Era jogar todo o ônus possível do negócio para o agricultor, permitir a compra da matéria-prima em condições que o cartel determinasse. O problema foi tão sério que matou a citricultura paulista.

Quem participava das reuniões para tratar do cartel?

Só os donos das empresas ou os executivos mais importantes, os seniores.

Onde eram as reuniões?

Na Abecitrus, que era a associação do setor, e comandada por Ademerval Garcia. A capacidade de moagem dessas indústrias era três a quatro vezes maior do que a capacidade da safra brasileira.
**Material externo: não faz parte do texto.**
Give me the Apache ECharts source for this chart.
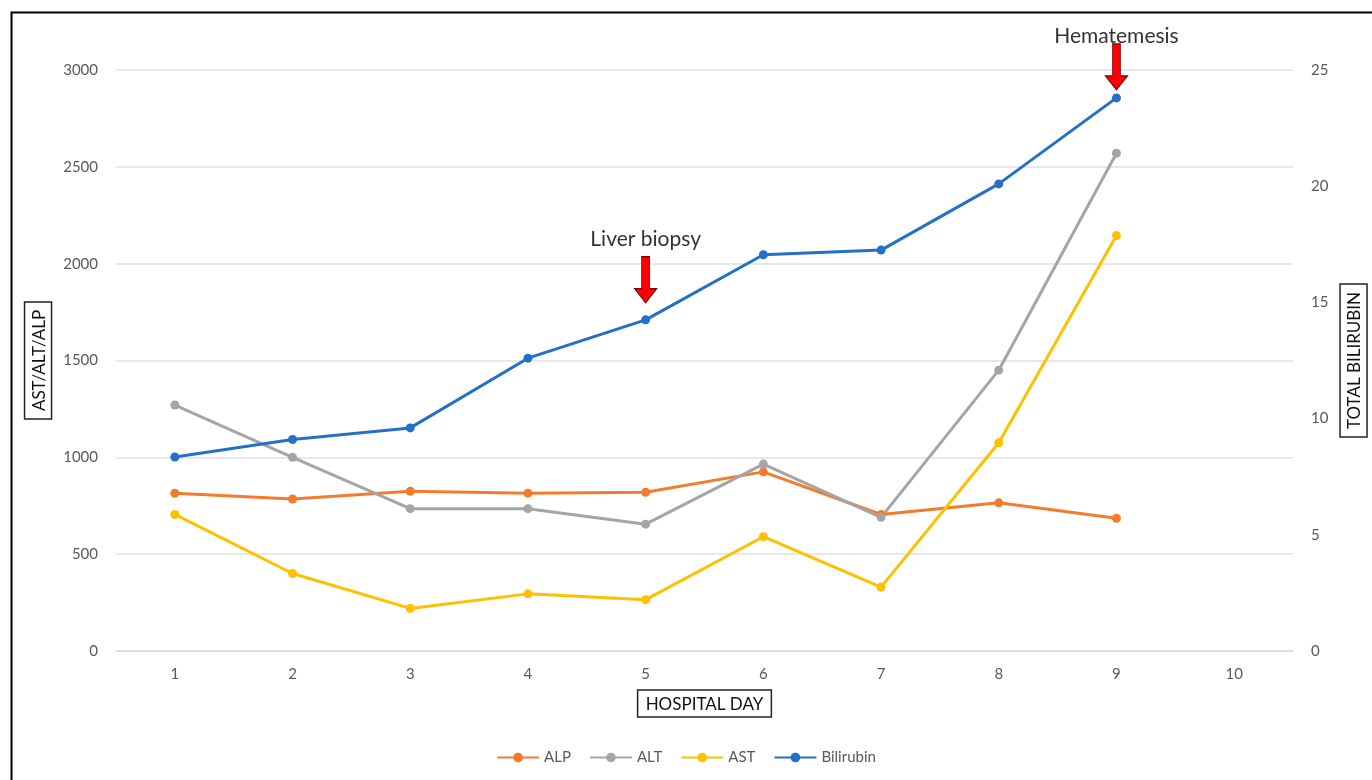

A Citrosuco sozinha era capaz de moer um terço da safra brasileira, de 300 milhões de caixas por ano. Era e ainda é um negócio gigante, de bilhões de dólares.

Como foi feito o acerto?

Nós nos reuníamos todas as quartas-feiras e aí decidíamos quem ia comprar de quem, de qual produtor. Cada indústria tinha o seu quintal. Dividimos o Estado de São Paulo em vários quintais e ninguém podia se meter no quintal do outro. O quintal da Cutrale era praticamente todo o Estado. A Citrovita ficava mais com a região de Matão. Nós, com a região de Limeira. O meu quintal tinha cerca de 250 a 300 citricultores. O combinado, na época, era pagar US$ 3,20 pela caixa de laranja (40,8 quilos).

Esse acerto de divisão de produtores era colocado no papel?
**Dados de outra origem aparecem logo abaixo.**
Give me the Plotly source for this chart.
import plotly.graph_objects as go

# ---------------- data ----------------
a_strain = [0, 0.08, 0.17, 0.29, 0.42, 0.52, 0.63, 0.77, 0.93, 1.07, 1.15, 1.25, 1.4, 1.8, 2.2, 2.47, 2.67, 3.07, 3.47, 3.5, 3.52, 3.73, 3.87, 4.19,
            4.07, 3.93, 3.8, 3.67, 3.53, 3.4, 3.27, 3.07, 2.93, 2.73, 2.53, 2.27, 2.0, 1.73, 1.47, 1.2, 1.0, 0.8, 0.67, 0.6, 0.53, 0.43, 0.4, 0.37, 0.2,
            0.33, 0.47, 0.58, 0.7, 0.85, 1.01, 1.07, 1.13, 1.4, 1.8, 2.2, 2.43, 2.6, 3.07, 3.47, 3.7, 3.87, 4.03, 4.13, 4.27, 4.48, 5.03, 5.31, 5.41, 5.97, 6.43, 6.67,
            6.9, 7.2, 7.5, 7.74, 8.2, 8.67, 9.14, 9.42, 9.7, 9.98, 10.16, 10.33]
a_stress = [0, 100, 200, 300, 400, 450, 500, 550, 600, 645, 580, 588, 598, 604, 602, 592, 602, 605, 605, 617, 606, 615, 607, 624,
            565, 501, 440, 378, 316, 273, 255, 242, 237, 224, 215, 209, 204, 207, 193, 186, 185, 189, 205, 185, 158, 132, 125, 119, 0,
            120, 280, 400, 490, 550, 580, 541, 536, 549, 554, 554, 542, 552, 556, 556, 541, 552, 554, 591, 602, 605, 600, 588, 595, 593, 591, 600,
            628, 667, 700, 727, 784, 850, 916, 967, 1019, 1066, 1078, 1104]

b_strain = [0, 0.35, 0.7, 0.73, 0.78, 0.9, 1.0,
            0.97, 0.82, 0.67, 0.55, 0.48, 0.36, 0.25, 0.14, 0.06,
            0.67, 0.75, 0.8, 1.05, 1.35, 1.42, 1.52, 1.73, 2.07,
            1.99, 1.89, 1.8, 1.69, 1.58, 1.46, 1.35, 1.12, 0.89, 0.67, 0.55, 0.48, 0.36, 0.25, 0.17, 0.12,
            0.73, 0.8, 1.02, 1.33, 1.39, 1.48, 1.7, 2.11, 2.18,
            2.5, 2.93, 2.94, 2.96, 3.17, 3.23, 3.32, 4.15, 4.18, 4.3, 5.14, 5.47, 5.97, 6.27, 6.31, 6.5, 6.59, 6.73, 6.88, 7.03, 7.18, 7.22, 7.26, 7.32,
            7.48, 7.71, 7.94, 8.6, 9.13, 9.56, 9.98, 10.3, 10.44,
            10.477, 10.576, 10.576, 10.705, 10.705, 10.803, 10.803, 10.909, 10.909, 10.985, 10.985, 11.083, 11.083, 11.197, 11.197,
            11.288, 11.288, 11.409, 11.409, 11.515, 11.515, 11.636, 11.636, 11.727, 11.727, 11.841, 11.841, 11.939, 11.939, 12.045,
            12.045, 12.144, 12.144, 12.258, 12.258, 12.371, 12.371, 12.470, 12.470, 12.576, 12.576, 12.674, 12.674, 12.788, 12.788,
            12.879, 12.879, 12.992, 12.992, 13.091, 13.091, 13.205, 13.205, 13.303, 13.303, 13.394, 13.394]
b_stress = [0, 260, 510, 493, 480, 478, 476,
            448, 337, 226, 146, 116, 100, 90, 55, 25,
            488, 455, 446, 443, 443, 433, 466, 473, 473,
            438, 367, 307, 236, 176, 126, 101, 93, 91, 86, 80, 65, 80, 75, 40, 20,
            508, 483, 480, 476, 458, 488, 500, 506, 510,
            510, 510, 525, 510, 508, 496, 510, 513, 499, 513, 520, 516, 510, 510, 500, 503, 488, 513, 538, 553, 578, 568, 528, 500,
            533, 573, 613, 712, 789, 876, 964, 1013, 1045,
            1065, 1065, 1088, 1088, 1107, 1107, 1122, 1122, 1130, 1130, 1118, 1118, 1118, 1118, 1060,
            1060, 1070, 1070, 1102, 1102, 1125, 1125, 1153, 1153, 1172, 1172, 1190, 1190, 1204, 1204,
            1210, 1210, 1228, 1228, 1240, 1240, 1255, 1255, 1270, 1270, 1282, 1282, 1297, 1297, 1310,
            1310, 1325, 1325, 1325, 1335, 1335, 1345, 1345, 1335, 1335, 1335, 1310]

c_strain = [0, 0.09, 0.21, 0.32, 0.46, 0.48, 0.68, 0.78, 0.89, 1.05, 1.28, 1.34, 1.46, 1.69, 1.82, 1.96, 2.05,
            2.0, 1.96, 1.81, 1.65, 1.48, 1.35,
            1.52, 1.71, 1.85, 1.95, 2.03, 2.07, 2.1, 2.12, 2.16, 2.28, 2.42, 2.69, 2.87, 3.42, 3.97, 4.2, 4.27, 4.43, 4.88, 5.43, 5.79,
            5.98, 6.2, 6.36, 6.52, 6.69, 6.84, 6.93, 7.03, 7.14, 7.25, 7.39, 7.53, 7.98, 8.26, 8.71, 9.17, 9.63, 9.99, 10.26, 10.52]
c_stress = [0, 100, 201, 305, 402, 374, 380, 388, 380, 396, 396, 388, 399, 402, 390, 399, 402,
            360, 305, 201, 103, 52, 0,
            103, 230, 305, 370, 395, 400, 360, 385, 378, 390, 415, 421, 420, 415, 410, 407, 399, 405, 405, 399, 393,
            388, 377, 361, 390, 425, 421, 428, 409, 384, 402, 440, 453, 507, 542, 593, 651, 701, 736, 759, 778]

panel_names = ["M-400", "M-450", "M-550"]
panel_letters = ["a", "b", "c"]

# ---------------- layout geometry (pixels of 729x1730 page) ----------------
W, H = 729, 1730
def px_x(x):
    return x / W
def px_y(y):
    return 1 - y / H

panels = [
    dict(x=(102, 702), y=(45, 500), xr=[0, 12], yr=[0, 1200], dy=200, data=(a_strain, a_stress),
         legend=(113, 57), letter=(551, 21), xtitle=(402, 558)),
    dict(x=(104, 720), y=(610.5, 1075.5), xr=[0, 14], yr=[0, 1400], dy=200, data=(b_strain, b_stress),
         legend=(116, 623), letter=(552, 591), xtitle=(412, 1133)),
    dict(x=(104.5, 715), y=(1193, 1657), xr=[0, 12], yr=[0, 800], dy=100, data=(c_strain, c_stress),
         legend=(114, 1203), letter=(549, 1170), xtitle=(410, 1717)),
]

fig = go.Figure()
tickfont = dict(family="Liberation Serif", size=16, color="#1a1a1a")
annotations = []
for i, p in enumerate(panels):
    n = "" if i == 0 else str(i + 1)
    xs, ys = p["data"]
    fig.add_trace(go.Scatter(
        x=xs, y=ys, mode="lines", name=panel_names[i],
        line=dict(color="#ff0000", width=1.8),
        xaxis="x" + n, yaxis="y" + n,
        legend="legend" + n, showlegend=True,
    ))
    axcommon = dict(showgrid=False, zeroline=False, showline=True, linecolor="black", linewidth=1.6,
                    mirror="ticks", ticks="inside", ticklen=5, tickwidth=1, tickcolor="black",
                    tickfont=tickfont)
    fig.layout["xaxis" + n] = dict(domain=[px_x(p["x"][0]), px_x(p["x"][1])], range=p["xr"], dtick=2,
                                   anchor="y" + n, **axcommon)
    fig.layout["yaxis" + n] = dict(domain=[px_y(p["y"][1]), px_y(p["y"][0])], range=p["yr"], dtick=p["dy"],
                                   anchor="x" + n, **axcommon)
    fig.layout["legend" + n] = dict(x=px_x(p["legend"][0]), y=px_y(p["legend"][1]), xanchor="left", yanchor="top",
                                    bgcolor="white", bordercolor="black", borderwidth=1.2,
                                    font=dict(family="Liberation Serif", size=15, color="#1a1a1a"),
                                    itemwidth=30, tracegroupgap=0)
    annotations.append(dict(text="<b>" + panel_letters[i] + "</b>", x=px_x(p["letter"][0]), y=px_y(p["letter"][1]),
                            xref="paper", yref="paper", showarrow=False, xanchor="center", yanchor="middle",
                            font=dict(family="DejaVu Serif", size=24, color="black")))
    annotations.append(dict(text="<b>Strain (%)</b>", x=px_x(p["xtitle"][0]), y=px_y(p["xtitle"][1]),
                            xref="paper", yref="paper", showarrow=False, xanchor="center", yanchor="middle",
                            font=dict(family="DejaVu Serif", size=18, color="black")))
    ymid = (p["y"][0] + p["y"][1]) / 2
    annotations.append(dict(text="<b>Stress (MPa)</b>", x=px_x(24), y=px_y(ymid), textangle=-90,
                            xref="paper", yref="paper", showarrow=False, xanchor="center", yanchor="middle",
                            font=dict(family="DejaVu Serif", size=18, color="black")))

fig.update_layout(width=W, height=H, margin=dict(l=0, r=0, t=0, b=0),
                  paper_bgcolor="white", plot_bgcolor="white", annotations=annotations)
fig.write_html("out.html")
Não, era verbal. E quem não respeitava o quintal do vizinho sofria represálias.

Qual era a represália feita a quem não quisesse participar do suposto cartel?

Levantar o preço da fruta a níveis absurdos para que o empresário [indústria] não pudesse comprar a laranja.
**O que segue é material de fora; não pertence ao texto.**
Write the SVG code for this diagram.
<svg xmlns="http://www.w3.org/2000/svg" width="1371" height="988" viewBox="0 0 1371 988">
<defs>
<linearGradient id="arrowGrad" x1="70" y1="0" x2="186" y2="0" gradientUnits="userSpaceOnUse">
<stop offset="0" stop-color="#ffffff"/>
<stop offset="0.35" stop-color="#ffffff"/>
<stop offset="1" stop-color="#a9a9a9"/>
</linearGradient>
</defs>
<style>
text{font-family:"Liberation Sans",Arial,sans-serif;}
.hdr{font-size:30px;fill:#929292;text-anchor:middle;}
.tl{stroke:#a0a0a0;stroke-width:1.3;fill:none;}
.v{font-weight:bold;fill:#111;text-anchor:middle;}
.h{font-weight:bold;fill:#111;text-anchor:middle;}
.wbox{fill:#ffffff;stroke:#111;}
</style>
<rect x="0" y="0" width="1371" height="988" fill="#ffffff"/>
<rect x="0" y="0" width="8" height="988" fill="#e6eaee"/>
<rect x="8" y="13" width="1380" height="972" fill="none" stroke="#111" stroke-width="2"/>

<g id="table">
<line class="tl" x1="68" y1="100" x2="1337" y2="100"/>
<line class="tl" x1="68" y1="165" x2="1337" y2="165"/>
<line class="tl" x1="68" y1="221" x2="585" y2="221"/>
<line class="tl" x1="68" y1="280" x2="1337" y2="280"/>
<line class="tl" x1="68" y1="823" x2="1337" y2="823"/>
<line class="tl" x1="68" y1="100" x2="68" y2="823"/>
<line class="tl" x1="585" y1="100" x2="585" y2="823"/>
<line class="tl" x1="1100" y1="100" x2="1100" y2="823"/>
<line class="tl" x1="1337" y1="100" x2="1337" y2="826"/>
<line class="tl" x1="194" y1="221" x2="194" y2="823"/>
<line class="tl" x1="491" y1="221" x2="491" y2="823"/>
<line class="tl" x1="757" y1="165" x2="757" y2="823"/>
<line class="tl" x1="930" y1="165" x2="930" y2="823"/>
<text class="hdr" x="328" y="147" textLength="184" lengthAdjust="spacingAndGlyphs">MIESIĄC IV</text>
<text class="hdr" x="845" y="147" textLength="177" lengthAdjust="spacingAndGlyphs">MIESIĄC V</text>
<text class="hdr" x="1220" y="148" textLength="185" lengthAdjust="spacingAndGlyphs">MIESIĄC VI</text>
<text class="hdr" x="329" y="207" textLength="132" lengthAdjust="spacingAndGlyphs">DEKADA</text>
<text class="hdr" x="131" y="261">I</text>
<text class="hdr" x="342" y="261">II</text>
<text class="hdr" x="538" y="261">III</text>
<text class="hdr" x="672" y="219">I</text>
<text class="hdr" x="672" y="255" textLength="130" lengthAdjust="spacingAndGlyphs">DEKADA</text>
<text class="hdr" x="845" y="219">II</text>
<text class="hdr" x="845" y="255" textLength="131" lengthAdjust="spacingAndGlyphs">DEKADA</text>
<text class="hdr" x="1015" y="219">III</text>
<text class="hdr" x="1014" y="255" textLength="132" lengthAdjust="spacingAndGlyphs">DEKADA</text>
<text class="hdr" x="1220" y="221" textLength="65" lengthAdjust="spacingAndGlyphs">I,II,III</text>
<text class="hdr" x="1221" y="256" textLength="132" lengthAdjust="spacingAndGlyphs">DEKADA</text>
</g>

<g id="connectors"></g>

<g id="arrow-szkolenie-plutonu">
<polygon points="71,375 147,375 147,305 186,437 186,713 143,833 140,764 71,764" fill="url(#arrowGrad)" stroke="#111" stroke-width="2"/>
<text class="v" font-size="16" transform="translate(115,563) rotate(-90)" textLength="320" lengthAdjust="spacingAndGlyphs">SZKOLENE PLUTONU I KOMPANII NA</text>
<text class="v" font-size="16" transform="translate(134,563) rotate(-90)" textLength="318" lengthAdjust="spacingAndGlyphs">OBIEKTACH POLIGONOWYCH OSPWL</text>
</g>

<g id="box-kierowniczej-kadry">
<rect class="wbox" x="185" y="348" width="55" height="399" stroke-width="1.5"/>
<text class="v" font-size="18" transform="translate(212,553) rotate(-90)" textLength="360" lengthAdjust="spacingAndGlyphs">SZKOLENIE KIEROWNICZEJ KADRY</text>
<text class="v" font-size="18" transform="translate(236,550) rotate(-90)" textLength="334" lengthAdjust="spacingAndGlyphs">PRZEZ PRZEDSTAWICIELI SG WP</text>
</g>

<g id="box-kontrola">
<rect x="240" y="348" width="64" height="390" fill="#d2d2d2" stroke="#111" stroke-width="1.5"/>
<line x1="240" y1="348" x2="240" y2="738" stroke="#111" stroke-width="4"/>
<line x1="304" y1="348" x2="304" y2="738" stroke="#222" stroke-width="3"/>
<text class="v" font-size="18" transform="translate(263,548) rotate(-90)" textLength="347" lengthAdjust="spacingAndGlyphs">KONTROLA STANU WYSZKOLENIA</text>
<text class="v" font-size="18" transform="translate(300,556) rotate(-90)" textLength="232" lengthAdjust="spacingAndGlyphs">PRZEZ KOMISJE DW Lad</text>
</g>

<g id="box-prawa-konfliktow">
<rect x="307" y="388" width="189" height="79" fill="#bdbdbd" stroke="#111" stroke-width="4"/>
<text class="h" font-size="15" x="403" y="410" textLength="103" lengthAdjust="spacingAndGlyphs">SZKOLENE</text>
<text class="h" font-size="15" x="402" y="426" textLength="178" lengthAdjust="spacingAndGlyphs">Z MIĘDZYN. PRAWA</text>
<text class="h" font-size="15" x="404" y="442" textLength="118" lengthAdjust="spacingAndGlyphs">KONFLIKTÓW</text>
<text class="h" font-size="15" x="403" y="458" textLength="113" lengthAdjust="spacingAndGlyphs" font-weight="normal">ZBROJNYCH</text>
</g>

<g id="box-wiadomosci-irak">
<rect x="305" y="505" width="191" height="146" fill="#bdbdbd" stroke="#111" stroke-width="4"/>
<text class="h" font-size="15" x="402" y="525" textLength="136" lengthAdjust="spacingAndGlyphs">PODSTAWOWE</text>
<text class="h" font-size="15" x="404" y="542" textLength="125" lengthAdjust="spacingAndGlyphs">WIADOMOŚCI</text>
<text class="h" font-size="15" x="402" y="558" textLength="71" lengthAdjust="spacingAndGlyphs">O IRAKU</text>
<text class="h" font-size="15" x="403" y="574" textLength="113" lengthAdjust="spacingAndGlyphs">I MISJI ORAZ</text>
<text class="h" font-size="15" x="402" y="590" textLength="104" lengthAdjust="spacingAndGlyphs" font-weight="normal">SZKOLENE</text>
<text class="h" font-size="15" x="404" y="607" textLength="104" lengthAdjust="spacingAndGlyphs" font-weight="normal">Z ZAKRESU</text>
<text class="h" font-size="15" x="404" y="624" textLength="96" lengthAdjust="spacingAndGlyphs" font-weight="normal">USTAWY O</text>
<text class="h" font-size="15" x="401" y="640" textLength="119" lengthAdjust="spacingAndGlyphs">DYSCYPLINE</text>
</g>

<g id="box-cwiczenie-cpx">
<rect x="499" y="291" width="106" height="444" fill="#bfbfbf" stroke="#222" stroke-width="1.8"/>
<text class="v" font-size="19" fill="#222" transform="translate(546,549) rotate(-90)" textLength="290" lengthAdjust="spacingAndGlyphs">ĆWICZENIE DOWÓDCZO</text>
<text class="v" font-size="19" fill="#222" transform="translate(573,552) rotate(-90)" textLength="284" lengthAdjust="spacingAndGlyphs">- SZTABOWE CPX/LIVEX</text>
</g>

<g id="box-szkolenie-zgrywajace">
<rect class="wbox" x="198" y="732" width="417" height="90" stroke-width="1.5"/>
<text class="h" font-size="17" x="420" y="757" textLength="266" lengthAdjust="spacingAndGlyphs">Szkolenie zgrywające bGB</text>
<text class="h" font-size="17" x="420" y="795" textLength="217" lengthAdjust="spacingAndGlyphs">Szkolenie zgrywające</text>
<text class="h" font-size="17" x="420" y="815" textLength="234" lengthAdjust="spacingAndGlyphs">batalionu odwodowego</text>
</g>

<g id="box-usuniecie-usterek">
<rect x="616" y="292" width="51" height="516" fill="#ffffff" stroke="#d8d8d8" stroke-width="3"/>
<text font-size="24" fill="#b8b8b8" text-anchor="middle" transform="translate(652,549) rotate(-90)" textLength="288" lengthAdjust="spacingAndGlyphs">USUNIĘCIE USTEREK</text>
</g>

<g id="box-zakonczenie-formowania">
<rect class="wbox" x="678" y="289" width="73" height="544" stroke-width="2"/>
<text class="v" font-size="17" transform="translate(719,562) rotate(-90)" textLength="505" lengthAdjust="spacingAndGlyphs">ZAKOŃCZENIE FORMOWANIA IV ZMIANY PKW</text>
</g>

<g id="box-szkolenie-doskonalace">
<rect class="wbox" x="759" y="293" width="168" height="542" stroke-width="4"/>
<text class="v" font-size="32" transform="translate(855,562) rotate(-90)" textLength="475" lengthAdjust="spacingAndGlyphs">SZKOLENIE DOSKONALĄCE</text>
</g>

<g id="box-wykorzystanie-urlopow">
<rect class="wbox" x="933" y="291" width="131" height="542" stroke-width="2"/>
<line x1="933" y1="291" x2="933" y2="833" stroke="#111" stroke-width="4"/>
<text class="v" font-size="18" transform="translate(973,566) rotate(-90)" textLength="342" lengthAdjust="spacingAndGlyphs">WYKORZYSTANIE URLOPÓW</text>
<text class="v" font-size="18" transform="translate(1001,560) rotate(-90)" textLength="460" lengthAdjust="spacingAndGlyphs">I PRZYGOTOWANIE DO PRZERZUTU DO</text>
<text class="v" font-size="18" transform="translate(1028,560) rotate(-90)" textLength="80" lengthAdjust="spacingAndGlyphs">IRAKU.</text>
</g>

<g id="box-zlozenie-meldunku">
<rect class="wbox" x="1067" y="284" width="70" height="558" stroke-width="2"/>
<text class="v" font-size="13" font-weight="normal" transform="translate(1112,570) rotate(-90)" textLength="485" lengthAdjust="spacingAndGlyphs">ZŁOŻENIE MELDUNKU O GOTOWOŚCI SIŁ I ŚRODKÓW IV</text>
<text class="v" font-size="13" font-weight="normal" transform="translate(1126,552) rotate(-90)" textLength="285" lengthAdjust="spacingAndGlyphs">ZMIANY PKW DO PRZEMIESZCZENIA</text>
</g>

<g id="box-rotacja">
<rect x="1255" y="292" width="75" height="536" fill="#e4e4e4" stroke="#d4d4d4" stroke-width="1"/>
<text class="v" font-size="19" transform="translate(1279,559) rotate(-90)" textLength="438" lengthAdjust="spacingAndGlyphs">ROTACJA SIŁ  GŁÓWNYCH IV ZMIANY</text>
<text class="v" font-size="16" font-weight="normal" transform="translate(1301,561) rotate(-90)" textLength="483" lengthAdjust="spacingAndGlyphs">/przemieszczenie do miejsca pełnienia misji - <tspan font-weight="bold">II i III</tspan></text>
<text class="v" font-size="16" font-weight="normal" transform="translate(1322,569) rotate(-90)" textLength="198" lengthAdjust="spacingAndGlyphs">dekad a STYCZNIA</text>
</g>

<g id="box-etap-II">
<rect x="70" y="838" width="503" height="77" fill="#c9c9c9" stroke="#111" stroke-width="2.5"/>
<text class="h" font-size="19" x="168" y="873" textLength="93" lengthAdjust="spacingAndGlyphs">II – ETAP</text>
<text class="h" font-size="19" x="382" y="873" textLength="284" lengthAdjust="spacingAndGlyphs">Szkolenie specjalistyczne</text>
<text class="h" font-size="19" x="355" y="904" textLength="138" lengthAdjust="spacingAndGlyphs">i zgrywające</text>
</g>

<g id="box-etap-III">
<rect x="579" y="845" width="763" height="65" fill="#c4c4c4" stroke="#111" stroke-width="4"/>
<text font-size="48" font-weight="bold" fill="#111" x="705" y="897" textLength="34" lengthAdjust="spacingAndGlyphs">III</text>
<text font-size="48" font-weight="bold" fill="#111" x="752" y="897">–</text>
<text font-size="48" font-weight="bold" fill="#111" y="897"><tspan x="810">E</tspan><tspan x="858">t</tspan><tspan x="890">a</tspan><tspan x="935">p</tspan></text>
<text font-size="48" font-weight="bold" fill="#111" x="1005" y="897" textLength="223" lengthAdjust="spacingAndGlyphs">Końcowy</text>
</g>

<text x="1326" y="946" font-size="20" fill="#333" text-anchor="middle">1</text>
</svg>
O sr. concordou com essa prática na época?

Não só concordei como também trabalhei a favor, porque era muito interessante para mim como industrial.

Quanto o sr. ganhou com o suposto cartel no setor?

O que ganhei foi a disponibilidade de ter o produto. A minha empresa na época foi beneficiada, sim. Se eu não cumprisse o acordo, teria que brigar com o Cutrale, por exemplo. Eu oferecia um preço para o produtor, e ele oferecia mais, era uma guerra total.

O sr. acha que as indústrias que participaram do suposto cartel devem ser punidas?

É justo que elas sejam punidas. O cartel precisa acabar em benefício do Brasil, se é que ainda há tempo para isso.

O cartel existe até hoje?

O cartel permanece até hoje, não há dúvida. Não tem mais as tradicionais reuniões às quartas-feiras, mas eles se falam às quintas-feiras, às sextas-feiras. Eles se falam muito, o conceito do cartel se mantém vivo, já está incutido no sistema da indústria de suco.

Como o sr. sabe disso, já que não está mais no setor?

Depois que vendi a empresa, nós continuamos com a produção de laranja. Tínhamos contrato com a Cargill e foi interrompido justamente por discordar de preços que a empresa queria nos pagar. Tive de refazer contrato para vender a laranja por preço menor e engolir o prejuízo. Essa situação resultou em uma ação que movemos hoje contra a Cargill.

O suposto cartel também ocorria para definir preços para a venda do suco no exterior?

Sim, o cartel atuava tanto no mercado interno como no externo. A venda do suco lá fora era só para quem o cartel quisesse. Eles faturam horrores na Bolsa Mercantil de Nova York porque o cartel tem todas as informações. Quando o preço cai, eles retiram 800 mil toneladas de suco do mercado e os preços voltam a subir.

A SDE investiga o setor desde 2006, quando houve a operação Fanta [técnicos da SDE e policiais federais cumpriram mandado de busca e apreensão de documentos em indústrias de suco de laranja]. Há demora nas investigações?

Acho que as investigações estão caminhando tanto que os Cutrale já nem moram mais no Brasil.
As indústrias de suco têm “offshore” (empresa que funciona em paraíso fiscal) fora do Brasil?
Todos os fabricantes de suco têm “offshore” para administrar os recursos financeiros que sobram. Uma empresa não consegue trabalhar no mercado externo sem ter estrutura interna. Essas indústrias têm bilhões de dólares lá fora.

O Ministério Público de SP enviou documento ao Departamento de Justiça americano para que os EUA também investiguem as empresas que exportam suco para lá. Eles devem investigar o setor?

Devem e vão abrir uma auditoria, tenho certeza. E isso vai “embananar” todo o setor no país. O Brasil será punido.